Babloo Loitongbam and Irom Singhjit exposed human rights violations of the indigenous people of North-East India in the session of 28th UN Human Rights Council, Geneva.
Drawing the attention of the President of UN Human Rights Council, Babloo Loitongbam said that the effort of human rights council to voice the woes of the voiceless are indeed commendable. However, the people of North-East India feel that the council’s attention is needed to the continued violations of human rights of the indigenous people of North-East India. They are deprived of their ancestral land in the ambitious act east policy of the govt. of India. The fear of indigenous population, swamped by settlers from outside the region is also triggering many civil unrest today. Babloo also informed that the special rapporteur on violence against women Madam Rashida Manjoo in 2013, Prof Christof Heyns, special rapporteur on extra judicial, summary or arbitrary executions, former special rapporteur on the situation of human rights in 2011 who visited the region came out with the clear recommendations to repel AFSPA, 1958. It backtracked and jeopardized the incremental progress of the last few decades by rejecting the recommendation of its own Justice Jeevan Reddy committee to repeal the act.
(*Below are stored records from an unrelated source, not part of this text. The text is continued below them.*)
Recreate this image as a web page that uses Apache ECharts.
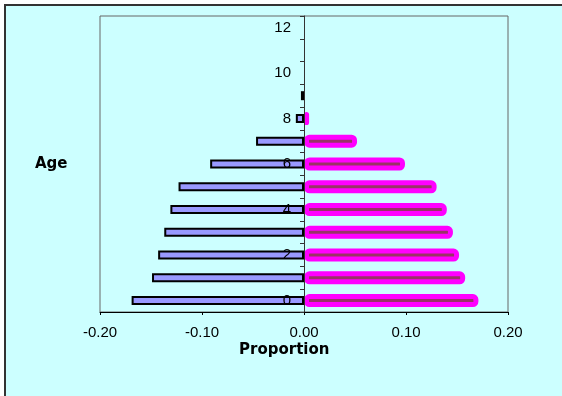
<!DOCTYPE html>
<html>
<head>
<meta charset="utf-8">
<script src="https://cdn.jsdelivr.net/npm/echarts@6/dist/echarts.min.js"></script>
<style>
  html, body { margin: 0; padding: 0; background: #ffffff; }
  #chart { width: 562px; height: 396px; }
</style>
</head>
<body>
<div id="chart"></div>
<script>
// Age groups on the vertical category axis
const ages = ['0', '1', '2', '3', '4', '5', '6', '7', '8', '9', '10', '11', '12'];
// Proportions for the left side (plotted as negatives)
const leftValues = [-0.169, -0.149, -0.143, -0.137, -0.131, -0.123, -0.092, -0.047, -0.008, -0.003, '-', '-', '-'];
// Proportions for the right side
const rightValues = [0.171, 0.158, 0.152, 0.146, 0.140, 0.130, 0.099, 0.052, 0.005, '-', '-', '-', '-'];
// Horizontal axis range and step
const xMin = -0.2, xMax = 0.2, xStep = 0.1;

const chart = echarts.init(document.getElementById('chart'), null, { renderer: 'canvas' });

const labelFont = { fontFamily: 'Liberation Sans, Arial, sans-serif', fontSize: 15, color: '#000' };

const gridLeft = 100, gridRight = 54;
const plotWidth = 562 - gridLeft - gridRight;
// shift the category axis so it sits on the zero of the value axis
const zeroShift = plotWidth * (0 - xMin) / (xMax - xMin);

chart.setOption({
  backgroundColor: '#ffffff',
  animation: false,
  graphic: [
    {
      type: 'rect', z: -10, silent: true,
      shape: { x: 5, y: 5, width: 620, height: 460 },
      style: { fill: '#CCFFFF', stroke: '#333333', lineWidth: 2 }
    },
    {
      type: 'text', left: 35, top: 157,
      style: { text: 'Age', font: 'bold 15px "DejaVu Sans", sans-serif', fill: '#000' }
    },
    {
      type: 'text', left: 239, top: 343,
      style: { text: 'Proportion', font: 'bold 15px "DejaVu Sans", sans-serif', fill: '#000' }
    }
  ],
  grid: {
    left: gridLeft, right: gridRight, top: 16, bottom: 84,
    show: true, borderColor: '#666666', borderWidth: 1, backgroundColor: 'transparent'
  },
  xAxis: {
    type: 'value',
    min: xMin, max: xMax, interval: xStep,
    axisLine: { show: true, lineStyle: { color: '#000', width: 1 } },
    axisTick: { show: true, length: 3, lineStyle: { color: '#000' } },
    splitLine: { show: false },
    axisLabel: Object.assign({ margin: 13, formatter: v => v.toFixed(2) }, labelFont)
  },
  yAxis: [
    {
      type: 'category',
      data: ages,
      boundaryGap: true,
      offset: -zeroShift,
      z: 10,
      axisLine: { show: true, onZero: false, lineStyle: { color: '#333', width: 1 } },
      axisTick: { show: true, interval: 0, length: 4, lineStyle: { color: '#333' } },
      axisLabel: Object.assign({ interval: 1, margin: 13 }, labelFont),
      splitLine: { show: false }
    },
    {
      // twin axis so each side's bars are centred on their own category
      type: 'category',
      data: ages,
      boundaryGap: true,
      show: false,
      position: 'left'
    }
  ],
  series: [
    {
      name: 'Female',
      type: 'bar',
      yAxisIndex: 1,
      data: rightValues,
      barWidth: 13,
      itemStyle: { color: '#993366', borderColor: '#FF00FF', borderWidth: 5, borderRadius: 3, borderJoin: 'round' }
    },
    {
      name: 'Male',
      type: 'bar',
      yAxisIndex: 0,
      data: leftValues,
      barWidth: 9,
      itemStyle: { color: '#9999FF', borderColor: '#000000', borderWidth: 2 }
    }
  ]
});
</script>
</body>
</html>
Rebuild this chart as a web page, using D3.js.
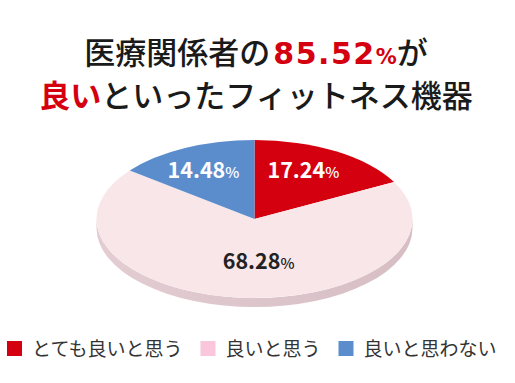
<!DOCTYPE html>
<html>
<head>
<meta charset="utf-8">
<script src="https://cdn.jsdelivr.net/npm/d3@7"></script>
<style>
  body { margin: 0; background: #fff; }
  svg { display: block; }
</style>
</head>
<body>
<svg id="chart"></svg>
<script>
const categories = ['とても良いと思う', '良いと思う', '良いと思わない'];
const values = [17.24, 68.28, 14.48];
const sliceColors = ['#d5000f', '#f9e6e9', '#5b8dcd'];
const legendColors = ['#d5000f', '#f9c6dc', '#5b8dcd'];
const labelColors = ['#ffffff', '#222222', '#ffffff'];
const headline = '85.52';

const W = 515, H = 383;
const font = '"Noto Sans CJK JP", "Noto Sans", sans-serif';

const svg = d3.select('#chart')
    .attr('width', W)
    .attr('height', H);

// Title

const title = svg.append('text')
    .attr('x', 256)
    .attr('y', 64)
    .attr('text-anchor', 'middle')
    .style('font-family', font)
    .style('font-size', '31px')
    .style('font-weight', 500)
    .attr('fill', '#1a1a1a');

title.append('tspan').text('医療関係者の');
title.append('tspan')
    .attr('fill', '#d5000f')
    .style('font-family', '"DejaVu Sans", sans-serif')
    .style('font-weight', 700)
    .style('font-size', '30px')
    .style('letter-spacing', '1.5px')
    .attr('dx', 3)
    .text(headline);
title.append('tspan')
    .attr('fill', '#d5000f')
    .style('font-family', '"DejaVu Sans", sans-serif')
    .style('font-weight', 700)
    .style('font-size', '21px')
    .text('%');
title.append('tspan').text('が');

const title2 = svg.append('text')
    .attr('x', 256)
    .attr('y', 107)
    .attr('text-anchor', 'middle')
    .style('font-family', font)
    .style('font-size', '31px')
    .style('font-weight', 500)
    .attr('fill', '#1a1a1a');

title2.append('tspan')
    .attr('fill', '#d5000f')
    .style('font-weight', 700)
    .text('良い');
title2.append('tspan').text('といったフィットネス機器');

// Pie (tilted)

const cx = 254.5, cy = 219, rx = 158, ry = 79, depth = 9;

const pie = d3.pie().sort(null).value(d => d);
const arcs = pie(values);

const arc = d3.arc().innerRadius(0).outerRadius(rx);

// side wall
const sidePath = `M${cx - rx},${cy} A${rx},${ry} 0 0 0 ${cx + rx},${cy} L${cx + rx},${cy + depth} A${rx},${ry} 0 0 1 ${cx - rx},${cy + depth} Z`;

const grad = svg.append('defs').append('linearGradient')
    .attr('id', 'sideGrad')
    .attr('x1', 0).attr('x2', 1).attr('y1', 0).attr('y2', 0);
grad.append('stop').attr('offset', '0%').attr('stop-color', '#e3cdd2');
grad.append('stop').attr('offset', '50%').attr('stop-color', '#dcc5cb');
grad.append('stop').attr('offset', '100%').attr('stop-color', '#d6bec4');

svg.append('path')
    .attr('d', sidePath)
    .attr('fill', 'url(#sideGrad)');

const pieG = svg.append('g')
    .attr('transform', `translate(${cx},${cy}) scale(1,${ry / rx})`);

pieG.selectAll('path')
    .data(arcs)
    .join('path')
    .attr('d', arc)
    .attr('fill', (d, i) => sliceColors[i]);

// Labels

const labelK = [0.6, 0.5, 0.62];
const labelShift = [[0, -8], [11, 3], [-8, -5]];

arcs.forEach((d, i) => {
    const a = (d.startAngle + d.endAngle) / 2;
    const lx = cx + rx * labelK[i] * Math.sin(a) + labelShift[i][0];
    const ly = cy - ry * labelK[i] * Math.cos(a) + labelShift[i][1];
    const t = svg.append('text')
        .attr('x', lx)
        .attr('y', ly)
        .attr('dy', '0.35em')
        .attr('text-anchor', 'middle')
        .attr('fill', labelColors[i])
        .style('font-family', font)
        .style('font-weight', 700)
        .style('font-size', '21.5px');
    t.append('tspan').text(values[i].toFixed(2));
    t.append('tspan').style('font-size', '15px').style('font-weight', 500).text('%');
});

// Legend

const legend = svg.append('g');
let lx = 7;
categories.forEach((c, i) => {
    legend.append('rect')
        .attr('x', lx)
        .attr('y', 341)
        .attr('width', 15)
        .attr('height', 15)
        .attr('fill', legendColors[i]);
    const txt = legend.append('text')
        .attr('x', lx + 25)
        .attr('y', 349)
        .attr('dy', '0.35em')
        .attr('fill', '#333')
        .style('font-family', font)
        .style('font-size', '19px')
        .text(c);
    lx = lx + 25 + txt.node().getComputedTextLength() + 18;
});
</script>
</body>
</html>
This recent decision of the govt. of India is also in clear contradiction to the recommendation of almost all the major human rights treaty bodies including those monitoring the international covenant on civilian political rights, international covenant on eradication of discrimination against women, convention on elimination of racial discrimination.
Irom Singhjit drew the attention of the house and mentioned the peculiar human rights situation in the northeast India reeling under AFSPA for the last 57 years and situation of Irom Chanu Sharmila, who’s detained and kept in isolation and is being forced fed for the last 15 years for her hunger strike protest against the draconian act.